* PROVIDED MATERIAL
◆ ◆ ◆ ◆ ◆ ◆ ◆
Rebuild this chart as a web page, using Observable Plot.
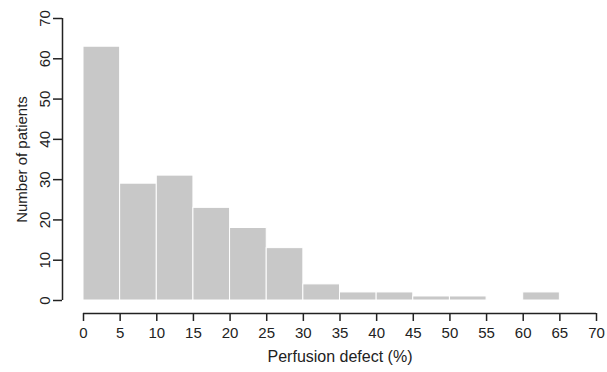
◆ ◆ ◆ ◆ ◆ ◆ ◆
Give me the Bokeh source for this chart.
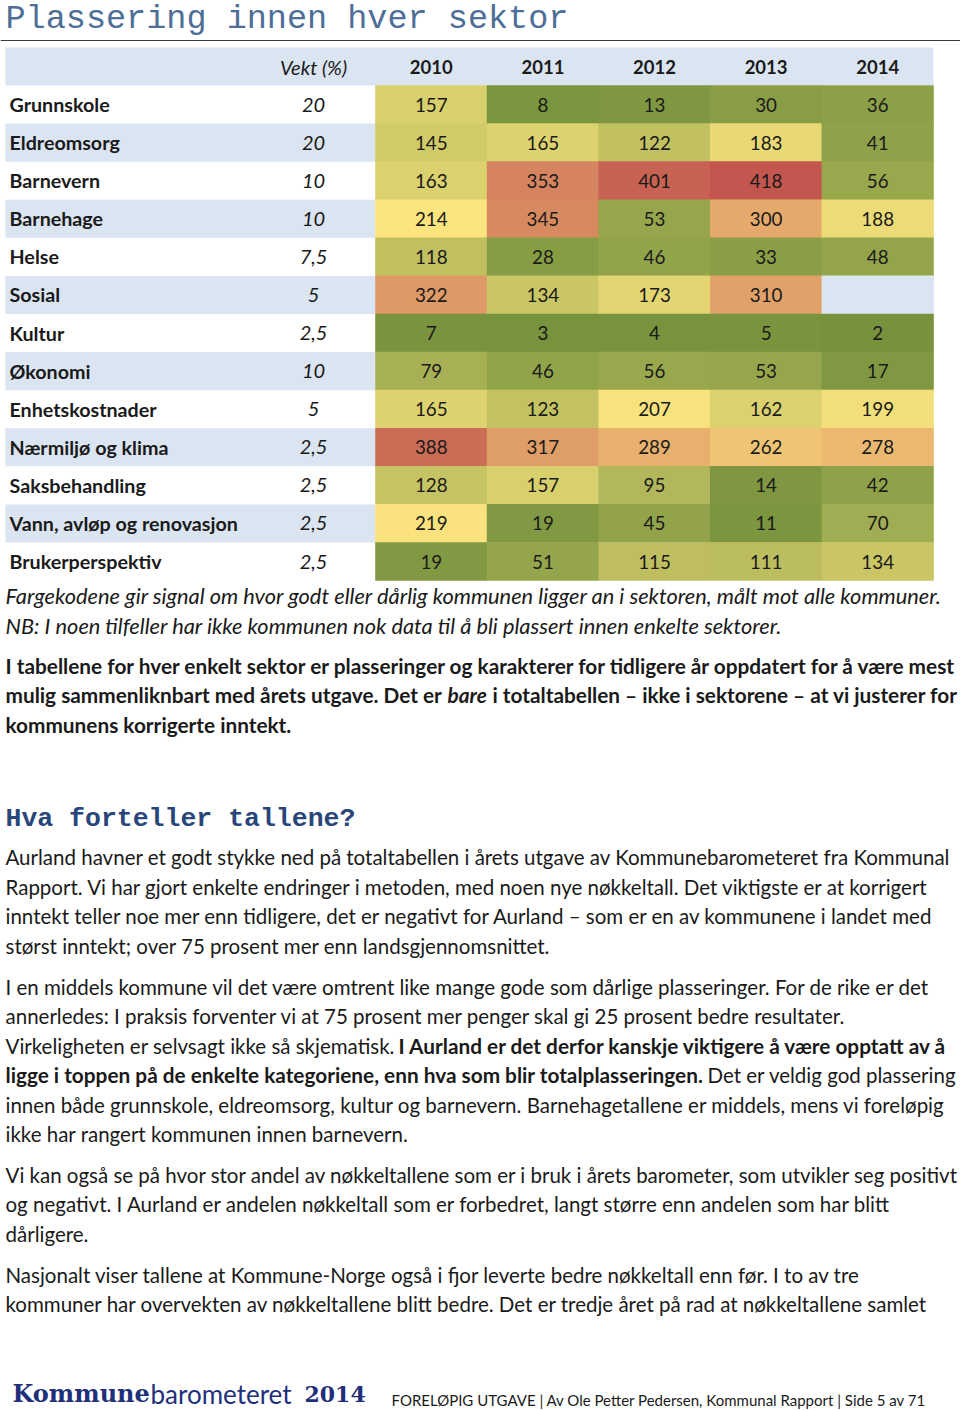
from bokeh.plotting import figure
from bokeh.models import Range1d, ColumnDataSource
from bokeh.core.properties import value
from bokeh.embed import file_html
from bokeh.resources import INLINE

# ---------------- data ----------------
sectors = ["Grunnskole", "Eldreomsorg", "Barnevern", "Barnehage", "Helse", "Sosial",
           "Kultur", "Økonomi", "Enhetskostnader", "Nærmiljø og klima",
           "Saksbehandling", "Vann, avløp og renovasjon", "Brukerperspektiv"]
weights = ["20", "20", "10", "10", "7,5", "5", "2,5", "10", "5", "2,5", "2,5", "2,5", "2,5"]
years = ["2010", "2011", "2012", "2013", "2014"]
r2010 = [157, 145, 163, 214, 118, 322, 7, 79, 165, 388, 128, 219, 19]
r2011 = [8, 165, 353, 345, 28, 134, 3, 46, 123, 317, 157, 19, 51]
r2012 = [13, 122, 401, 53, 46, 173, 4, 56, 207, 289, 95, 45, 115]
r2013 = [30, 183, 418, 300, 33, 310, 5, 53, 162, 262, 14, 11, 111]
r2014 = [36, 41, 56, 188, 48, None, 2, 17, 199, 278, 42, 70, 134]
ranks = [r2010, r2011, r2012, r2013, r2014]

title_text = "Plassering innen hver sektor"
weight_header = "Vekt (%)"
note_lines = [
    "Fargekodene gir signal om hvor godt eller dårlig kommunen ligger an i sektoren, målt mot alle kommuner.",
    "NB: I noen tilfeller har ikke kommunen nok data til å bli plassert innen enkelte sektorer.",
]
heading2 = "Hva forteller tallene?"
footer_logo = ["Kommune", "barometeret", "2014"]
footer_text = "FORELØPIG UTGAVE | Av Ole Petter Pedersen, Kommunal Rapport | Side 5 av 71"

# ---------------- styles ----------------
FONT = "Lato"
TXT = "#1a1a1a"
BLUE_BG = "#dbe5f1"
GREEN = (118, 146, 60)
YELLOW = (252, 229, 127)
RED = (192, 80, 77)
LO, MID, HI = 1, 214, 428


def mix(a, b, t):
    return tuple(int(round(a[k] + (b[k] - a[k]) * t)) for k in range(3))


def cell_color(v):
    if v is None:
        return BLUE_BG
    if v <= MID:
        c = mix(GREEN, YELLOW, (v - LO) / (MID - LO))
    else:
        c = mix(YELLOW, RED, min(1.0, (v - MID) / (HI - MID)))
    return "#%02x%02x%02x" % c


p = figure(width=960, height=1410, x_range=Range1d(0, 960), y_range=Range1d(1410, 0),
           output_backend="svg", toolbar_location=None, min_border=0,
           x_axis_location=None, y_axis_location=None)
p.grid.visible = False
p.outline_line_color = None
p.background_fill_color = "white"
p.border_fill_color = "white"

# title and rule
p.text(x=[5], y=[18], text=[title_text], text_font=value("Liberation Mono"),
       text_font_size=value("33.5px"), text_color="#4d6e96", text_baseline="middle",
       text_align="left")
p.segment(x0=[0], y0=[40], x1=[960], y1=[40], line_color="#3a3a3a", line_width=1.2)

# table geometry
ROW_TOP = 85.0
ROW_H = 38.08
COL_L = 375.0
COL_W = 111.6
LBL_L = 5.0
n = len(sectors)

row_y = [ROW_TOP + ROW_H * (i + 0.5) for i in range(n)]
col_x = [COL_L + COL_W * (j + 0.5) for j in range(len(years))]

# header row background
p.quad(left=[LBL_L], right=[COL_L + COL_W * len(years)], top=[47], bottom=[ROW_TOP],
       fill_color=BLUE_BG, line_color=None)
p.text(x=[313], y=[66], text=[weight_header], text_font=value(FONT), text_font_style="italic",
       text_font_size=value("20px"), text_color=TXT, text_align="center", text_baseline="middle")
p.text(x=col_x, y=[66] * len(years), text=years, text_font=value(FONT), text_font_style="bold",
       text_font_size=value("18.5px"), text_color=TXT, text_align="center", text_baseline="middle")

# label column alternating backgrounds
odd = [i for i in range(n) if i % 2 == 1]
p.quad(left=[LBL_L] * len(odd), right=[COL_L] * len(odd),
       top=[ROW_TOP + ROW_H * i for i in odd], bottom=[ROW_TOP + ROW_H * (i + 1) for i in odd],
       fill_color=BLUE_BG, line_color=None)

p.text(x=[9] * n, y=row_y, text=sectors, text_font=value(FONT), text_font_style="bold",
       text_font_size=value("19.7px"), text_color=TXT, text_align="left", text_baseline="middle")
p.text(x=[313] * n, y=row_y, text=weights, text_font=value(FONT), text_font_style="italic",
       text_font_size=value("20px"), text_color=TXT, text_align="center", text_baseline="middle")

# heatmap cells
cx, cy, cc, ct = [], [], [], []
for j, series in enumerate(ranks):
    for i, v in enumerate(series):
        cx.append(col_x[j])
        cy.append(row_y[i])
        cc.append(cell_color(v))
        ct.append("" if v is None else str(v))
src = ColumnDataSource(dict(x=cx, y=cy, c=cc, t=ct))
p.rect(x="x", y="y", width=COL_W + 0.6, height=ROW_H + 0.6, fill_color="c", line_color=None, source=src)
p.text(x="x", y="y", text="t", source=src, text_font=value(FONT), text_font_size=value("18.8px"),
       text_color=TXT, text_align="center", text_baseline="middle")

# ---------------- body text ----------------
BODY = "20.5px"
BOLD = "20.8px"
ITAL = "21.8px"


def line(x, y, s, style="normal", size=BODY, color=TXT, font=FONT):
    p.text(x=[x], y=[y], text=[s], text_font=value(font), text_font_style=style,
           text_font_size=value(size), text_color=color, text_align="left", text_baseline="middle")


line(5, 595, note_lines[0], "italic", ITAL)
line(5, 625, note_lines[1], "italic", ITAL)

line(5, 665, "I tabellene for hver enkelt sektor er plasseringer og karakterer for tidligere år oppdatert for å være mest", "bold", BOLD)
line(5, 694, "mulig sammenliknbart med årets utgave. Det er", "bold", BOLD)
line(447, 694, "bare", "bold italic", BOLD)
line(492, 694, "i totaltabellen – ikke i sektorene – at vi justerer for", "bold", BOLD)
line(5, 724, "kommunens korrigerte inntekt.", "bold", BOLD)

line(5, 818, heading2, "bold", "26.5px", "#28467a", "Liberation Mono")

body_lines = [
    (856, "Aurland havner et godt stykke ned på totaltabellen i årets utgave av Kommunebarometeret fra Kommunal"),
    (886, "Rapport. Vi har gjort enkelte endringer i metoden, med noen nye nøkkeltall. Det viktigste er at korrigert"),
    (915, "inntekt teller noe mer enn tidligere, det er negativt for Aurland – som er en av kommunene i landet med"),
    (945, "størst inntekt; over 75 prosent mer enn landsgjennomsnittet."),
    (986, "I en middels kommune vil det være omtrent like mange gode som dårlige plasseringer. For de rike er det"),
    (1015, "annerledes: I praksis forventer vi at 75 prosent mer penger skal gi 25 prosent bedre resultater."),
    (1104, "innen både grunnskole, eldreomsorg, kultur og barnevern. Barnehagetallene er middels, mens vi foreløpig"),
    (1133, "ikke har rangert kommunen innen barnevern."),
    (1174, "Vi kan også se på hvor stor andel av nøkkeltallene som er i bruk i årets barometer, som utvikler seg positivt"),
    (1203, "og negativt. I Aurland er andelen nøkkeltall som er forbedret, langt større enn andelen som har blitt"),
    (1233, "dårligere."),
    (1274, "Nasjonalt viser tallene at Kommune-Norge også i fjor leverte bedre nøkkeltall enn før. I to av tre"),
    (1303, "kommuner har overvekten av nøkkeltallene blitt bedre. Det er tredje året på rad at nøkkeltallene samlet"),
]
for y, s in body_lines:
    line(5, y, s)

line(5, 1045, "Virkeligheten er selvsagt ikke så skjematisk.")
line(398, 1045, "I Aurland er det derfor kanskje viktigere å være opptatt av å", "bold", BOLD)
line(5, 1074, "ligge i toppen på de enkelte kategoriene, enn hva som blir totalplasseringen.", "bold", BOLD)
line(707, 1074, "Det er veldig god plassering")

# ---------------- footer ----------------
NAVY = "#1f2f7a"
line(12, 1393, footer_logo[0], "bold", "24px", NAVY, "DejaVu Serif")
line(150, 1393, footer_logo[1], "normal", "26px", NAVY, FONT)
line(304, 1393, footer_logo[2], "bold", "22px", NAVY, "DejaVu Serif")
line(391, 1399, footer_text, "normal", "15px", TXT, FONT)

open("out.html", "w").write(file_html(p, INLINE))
◆ ◆ ◆ ◆ ◆ ◆ ◆
* GIVEN TASK
Output word for word the lines running from the one containing "Give me the Bokeh source for this chart." to the one containing "ranks = [r2010, r2011, r2012, r2013, r2014]", both included, leaving out the pictures.

* RESULT OF THIS EXERCISE
Give me the Bokeh source for this chart.
from bokeh.plotting import figure
from bokeh.models import Range1d, ColumnDataSource
from bokeh.core.properties import value
from bokeh.embed import file_html
from bokeh.resources import INLINE

# ---------------- data ----------------
sectors = ["Grunnskole", "Eldreomsorg", "Barnevern", "Barnehage", "Helse", "Sosial",
           "Kultur", "Økonomi", "Enhetskostnader", "Nærmiljø og klima",
           "Saksbehandling", "Vann, avløp og renovasjon", "Brukerperspektiv"]
weights = ["20", "20", "10", "10", "7,5", "5", "2,5", "10", "5", "2,5", "2,5", "2,5", "2,5"]
years = ["2010", "2011", "2012", "2013", "2014"]
r2010 = [157, 145, 163, 214, 118, 322, 7, 79, 165, 388, 128, 219, 19]
r2011 = [8, 165, 353, 345, 28, 134, 3, 46, 123, 317, 157, 19, 51]
r2012 = [13, 122, 401, 53, 46, 173, 4, 56, 207, 289, 95, 45, 115]
r2013 = [30, 183, 418, 300, 33, 310, 5, 53, 162, 262, 14, 11, 111]
r2014 = [36, 41, 56, 188, 48, None, 2, 17, 199, 278, 42, 70, 134]
ranks = [r2010, r2011, r2012, r2013, r2014]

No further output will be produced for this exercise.